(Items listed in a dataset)
·····

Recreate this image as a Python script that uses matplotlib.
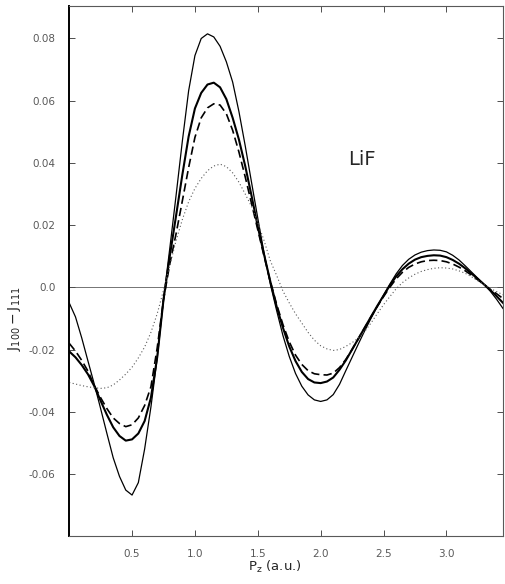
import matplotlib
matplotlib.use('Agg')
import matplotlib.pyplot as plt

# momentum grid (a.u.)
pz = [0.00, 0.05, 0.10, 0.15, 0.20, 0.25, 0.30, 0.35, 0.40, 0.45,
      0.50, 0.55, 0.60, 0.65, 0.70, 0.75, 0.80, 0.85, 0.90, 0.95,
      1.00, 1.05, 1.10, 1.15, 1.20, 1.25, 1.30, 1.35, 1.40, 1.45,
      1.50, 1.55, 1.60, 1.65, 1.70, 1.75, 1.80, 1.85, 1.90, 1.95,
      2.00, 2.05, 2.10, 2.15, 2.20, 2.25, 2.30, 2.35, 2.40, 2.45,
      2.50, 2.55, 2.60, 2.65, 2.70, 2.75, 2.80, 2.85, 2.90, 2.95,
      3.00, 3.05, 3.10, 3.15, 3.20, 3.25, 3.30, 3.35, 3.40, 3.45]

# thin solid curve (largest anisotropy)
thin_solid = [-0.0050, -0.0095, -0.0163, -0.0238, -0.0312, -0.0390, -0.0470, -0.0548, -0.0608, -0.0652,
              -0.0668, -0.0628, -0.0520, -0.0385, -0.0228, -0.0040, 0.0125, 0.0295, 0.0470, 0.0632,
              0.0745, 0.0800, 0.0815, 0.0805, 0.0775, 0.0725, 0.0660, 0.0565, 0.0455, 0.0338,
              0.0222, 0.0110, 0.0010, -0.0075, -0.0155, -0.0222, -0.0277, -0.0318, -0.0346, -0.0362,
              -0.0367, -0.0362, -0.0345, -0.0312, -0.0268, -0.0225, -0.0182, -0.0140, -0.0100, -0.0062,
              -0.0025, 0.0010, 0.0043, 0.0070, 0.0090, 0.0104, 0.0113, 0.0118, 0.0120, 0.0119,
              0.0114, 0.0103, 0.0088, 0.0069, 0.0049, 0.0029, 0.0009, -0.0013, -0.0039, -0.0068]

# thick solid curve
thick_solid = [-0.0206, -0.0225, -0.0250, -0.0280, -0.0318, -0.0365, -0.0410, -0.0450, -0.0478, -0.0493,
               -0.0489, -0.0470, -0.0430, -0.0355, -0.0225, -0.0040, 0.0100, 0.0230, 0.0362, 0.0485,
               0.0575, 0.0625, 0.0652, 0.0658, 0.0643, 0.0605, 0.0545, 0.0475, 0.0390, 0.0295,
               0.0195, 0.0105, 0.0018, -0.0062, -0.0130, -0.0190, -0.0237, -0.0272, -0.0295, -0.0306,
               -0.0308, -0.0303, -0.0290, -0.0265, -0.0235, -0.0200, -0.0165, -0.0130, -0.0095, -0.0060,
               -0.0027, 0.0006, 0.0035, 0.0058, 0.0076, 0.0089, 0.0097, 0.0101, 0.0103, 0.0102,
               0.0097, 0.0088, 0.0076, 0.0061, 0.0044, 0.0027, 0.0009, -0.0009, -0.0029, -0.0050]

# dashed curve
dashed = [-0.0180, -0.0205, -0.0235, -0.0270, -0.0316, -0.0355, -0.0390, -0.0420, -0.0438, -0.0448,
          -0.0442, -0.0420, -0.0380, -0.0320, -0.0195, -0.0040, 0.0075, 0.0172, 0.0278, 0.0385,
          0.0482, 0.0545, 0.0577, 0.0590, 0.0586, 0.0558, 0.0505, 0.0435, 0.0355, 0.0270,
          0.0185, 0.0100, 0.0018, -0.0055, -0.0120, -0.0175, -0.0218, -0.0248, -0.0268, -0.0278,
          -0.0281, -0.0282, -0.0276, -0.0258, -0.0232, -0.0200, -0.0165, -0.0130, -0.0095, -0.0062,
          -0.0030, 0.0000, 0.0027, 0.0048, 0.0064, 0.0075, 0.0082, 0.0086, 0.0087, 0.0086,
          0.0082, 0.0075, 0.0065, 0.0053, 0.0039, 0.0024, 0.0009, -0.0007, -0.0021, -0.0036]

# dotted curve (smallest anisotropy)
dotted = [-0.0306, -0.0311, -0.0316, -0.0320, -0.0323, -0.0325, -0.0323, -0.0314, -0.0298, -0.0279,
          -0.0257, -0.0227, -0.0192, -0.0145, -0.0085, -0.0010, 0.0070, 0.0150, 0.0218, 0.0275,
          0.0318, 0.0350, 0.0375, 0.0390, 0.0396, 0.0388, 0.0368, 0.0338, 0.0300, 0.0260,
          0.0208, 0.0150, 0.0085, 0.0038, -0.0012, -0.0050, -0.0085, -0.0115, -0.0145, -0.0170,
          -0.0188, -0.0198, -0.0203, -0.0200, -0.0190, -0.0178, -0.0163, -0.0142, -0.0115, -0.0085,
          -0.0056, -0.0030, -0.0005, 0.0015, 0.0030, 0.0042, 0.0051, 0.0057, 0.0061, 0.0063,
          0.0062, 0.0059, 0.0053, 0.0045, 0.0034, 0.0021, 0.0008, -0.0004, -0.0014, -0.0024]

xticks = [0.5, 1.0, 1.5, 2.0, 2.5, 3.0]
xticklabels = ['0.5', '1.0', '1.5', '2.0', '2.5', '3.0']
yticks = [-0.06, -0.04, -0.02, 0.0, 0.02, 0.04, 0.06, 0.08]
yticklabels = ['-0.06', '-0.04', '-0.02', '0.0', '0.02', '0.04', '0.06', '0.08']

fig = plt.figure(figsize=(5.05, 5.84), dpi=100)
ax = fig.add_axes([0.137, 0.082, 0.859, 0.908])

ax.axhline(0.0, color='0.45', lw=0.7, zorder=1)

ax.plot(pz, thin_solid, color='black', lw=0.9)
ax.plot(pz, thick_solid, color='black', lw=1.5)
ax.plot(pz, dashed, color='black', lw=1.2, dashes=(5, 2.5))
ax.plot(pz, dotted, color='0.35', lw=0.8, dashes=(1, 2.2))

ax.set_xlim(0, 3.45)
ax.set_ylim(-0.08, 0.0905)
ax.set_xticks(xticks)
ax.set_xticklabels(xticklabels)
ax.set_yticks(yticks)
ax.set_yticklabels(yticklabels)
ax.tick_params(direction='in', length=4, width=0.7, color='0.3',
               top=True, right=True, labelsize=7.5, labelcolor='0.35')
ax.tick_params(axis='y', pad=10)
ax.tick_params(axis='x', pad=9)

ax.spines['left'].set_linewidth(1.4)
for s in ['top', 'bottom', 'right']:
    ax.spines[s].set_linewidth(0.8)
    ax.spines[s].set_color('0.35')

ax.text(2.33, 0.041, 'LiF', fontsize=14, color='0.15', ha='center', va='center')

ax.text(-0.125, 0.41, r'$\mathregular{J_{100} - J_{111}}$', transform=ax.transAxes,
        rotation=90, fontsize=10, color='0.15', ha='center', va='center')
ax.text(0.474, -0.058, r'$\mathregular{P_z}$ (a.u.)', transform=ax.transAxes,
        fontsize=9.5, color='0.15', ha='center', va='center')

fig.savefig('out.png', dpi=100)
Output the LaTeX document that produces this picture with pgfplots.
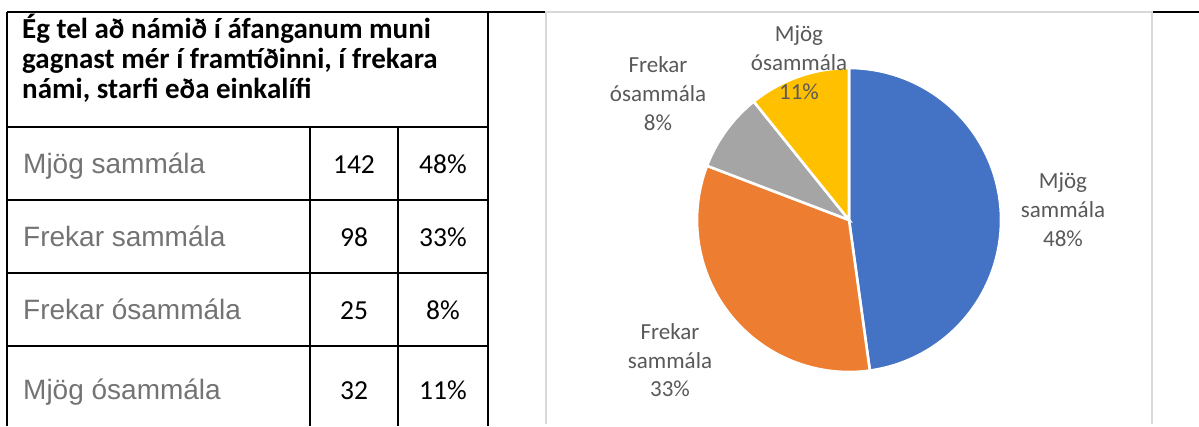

·····

### STATED EXERCISE
Word for word, quote the lines above. Omit the pictures.

### COMPLETE RESPONSE
Recreate this image as a Python script that uses matplotlib.
import matplotlib
matplotlib.use('Agg')
import matplotlib.pyplot as plt

# momentum grid (a.u.)
pz = [0.00, 0.05, 0.10, 0.15, 0.20, 0.25, 0.30, 0.35, 0.40, 0.45,
      0.50, 0.55, 0.60, 0.65, 0.70, 0.75, 0.80, 0.85, 0.90, 0.95,
      1.00, 1.05, 1.10, 1.15, 1.20, 1.25, 1.30, 1.35, 1.40, 1.45,
      1.50, 1.55, 1.60, 1.65, 1.70, 1.75, 1.80, 1.85, 1.90, 1.95,
      2.00, 2.05, 2.10, 2.15, 2.20, 2.25, 2.30, 2.35, 2.40, 2.45,
      2.50, 2.55, 2.60, 2.65, 2.70, 2.75, 2.80, 2.85, 2.90, 2.95,
      3.00, 3.05, 3.10, 3.15, 3.20, 3.25, 3.30, 3.35, 3.40, 3.45]

# thin solid curve (largest anisotropy)
thin_solid = [-0.0050, -0.0095, -0.0163, -0.0238, -0.0312, -0.0390, -0.0470, -0.0548, -0.0608, -0.0652,
              -0.0668, -0.0628, -0.0520, -0.0385, -0.0228, -0.0040, 0.0125, 0.0295, 0.0470, 0.0632,
              0.0745, 0.0800, 0.0815, 0.0805, 0.0775, 0.0725, 0.0660, 0.0565, 0.0455, 0.0338,
              0.0222, 0.0110, 0.0010, -0.0075, -0.0155, -0.0222, -0.0277, -0.0318, -0.0346, -0.0362,
              -0.0367, -0.0362, -0.0345, -0.0312, -0.0268, -0.0225, -0.0182, -0.0140, -0.0100, -0.0062,
              -0.0025, 0.0010, 0.0043, 0.0070, 0.0090, 0.0104, 0.0113, 0.0118, 0.0120, 0.0119,
              0.0114, 0.0103, 0.0088, 0.0069, 0.0049, 0.0029, 0.0009, -0.0013, -0.0039, -0.0068]

# thick solid curve
thick_solid = [-0.0206, -0.0225, -0.0250, -0.0280, -0.0318, -0.0365, -0.0410, -0.0450, -0.0478, -0.0493,
               -0.0489, -0.0470, -0.0430, -0.0355, -0.0225, -0.0040, 0.0100, 0.0230, 0.0362, 0.0485,
               0.0575, 0.0625, 0.0652, 0.0658, 0.0643, 0.0605, 0.0545, 0.0475, 0.0390, 0.0295,
               0.0195, 0.0105, 0.0018, -0.0062, -0.0130, -0.0190, -0.0237, -0.0272, -0.0295, -0.0306,
               -0.0308, -0.0303, -0.0290, -0.0265, -0.0235, -0.0200, -0.0165, -0.0130, -0.0095, -0.0060,
               -0.0027, 0.0006, 0.0035, 0.0058, 0.0076, 0.0089, 0.0097, 0.0101, 0.0103, 0.0102,
               0.0097, 0.0088, 0.0076, 0.0061, 0.0044, 0.0027, 0.0009, -0.0009, -0.0029, -0.0050]

# dashed curve
dashed = [-0.0180, -0.0205, -0.0235, -0.0270, -0.0316, -0.0355, -0.0390, -0.0420, -0.0438, -0.0448,
          -0.0442, -0.0420, -0.0380, -0.0320, -0.0195, -0.0040, 0.0075, 0.0172, 0.0278, 0.0385,
          0.0482, 0.0545, 0.0577, 0.0590, 0.0586, 0.0558, 0.0505, 0.0435, 0.0355, 0.0270,
          0.0185, 0.0100, 0.0018, -0.0055, -0.0120, -0.0175, -0.0218, -0.0248, -0.0268, -0.0278,
          -0.0281, -0.0282, -0.0276, -0.0258, -0.0232, -0.0200, -0.0165, -0.0130, -0.0095, -0.0062,
          -0.0030, 0.0000, 0.0027, 0.0048, 0.0064, 0.0075, 0.0082, 0.0086, 0.0087, 0.0086,
          0.0082, 0.0075, 0.0065, 0.0053, 0.0039, 0.0024, 0.0009, -0.0007, -0.0021, -0.0036]

# dotted curve (smallest anisotropy)
dotted = [-0.0306, -0.0311, -0.0316, -0.0320, -0.0323, -0.0325, -0.0323, -0.0314, -0.0298, -0.0279,
          -0.0257, -0.0227, -0.0192, -0.0145, -0.0085, -0.0010, 0.0070, 0.0150, 0.0218, 0.0275,
          0.0318, 0.0350, 0.0375, 0.0390, 0.0396, 0.0388, 0.0368, 0.0338, 0.0300, 0.0260,
          0.0208, 0.0150, 0.0085, 0.0038, -0.0012, -0.0050, -0.0085, -0.0115, -0.0145, -0.0170,
          -0.0188, -0.0198, -0.0203, -0.0200, -0.0190, -0.0178, -0.0163, -0.0142, -0.0115, -0.0085,
          -0.0056, -0.0030, -0.0005, 0.0015, 0.0030, 0.0042, 0.0051, 0.0057, 0.0061, 0.0063,
          0.0062, 0.0059, 0.0053, 0.0045, 0.0034, 0.0021, 0.0008, -0.0004, -0.0014, -0.0024]

xticks = [0.5, 1.0, 1.5, 2.0, 2.5, 3.0]
xticklabels = ['0.5', '1.0', '1.5', '2.0', '2.5', '3.0']
yticks = [-0.06, -0.04, -0.02, 0.0, 0.02, 0.04, 0.06, 0.08]
yticklabels = ['-0.06', '-0.04', '-0.02', '0.0', '0.02', '0.04', '0.06', '0.08']

fig = plt.figure(figsize=(5.05, 5.84), dpi=100)
ax = fig.add_axes([0.137, 0.082, 0.859, 0.908])

ax.axhline(0.0, color='0.45', lw=0.7, zorder=1)

ax.plot(pz, thin_solid, color='black', lw=0.9)
ax.plot(pz, thick_solid, color='black', lw=1.5)
ax.plot(pz, dashed, color='black', lw=1.2, dashes=(5, 2.5))
ax.plot(pz, dotted, color='0.35', lw=0.8, dashes=(1, 2.2))

ax.set_xlim(0, 3.45)
ax.set_ylim(-0.08, 0.0905)
ax.set_xticks(xticks)
ax.set_xticklabels(xticklabels)
ax.set_yticks(yticks)
ax.set_yticklabels(yticklabels)
ax.tick_params(direction='in', length=4, width=0.7, color='0.3',
               top=True, right=True, labelsize=7.5, labelcolor='0.35')
ax.tick_params(axis='y', pad=10)
ax.tick_params(axis='x', pad=9)

ax.spines['left'].set_linewidth(1.4)
for s in ['top', 'bottom', 'right']:
    ax.spines[s].set_linewidth(0.8)
    ax.spines[s].set_color('0.35')

ax.text(2.33, 0.041, 'LiF', fontsize=14, color='0.15', ha='center', va='center')

ax.text(-0.125, 0.41, r'$\mathregular{J_{100} - J_{111}}$', transform=ax.transAxes,
        rotation=90, fontsize=10, color='0.15', ha='center', va='center')
ax.text(0.474, -0.058, r'$\mathregular{P_z}$ (a.u.)', transform=ax.transAxes,
        fontsize=9.5, color='0.15', ha='center', va='center')

fig.savefig('out.png', dpi=100)
Output the LaTeX document that produces this picture with pgfplots.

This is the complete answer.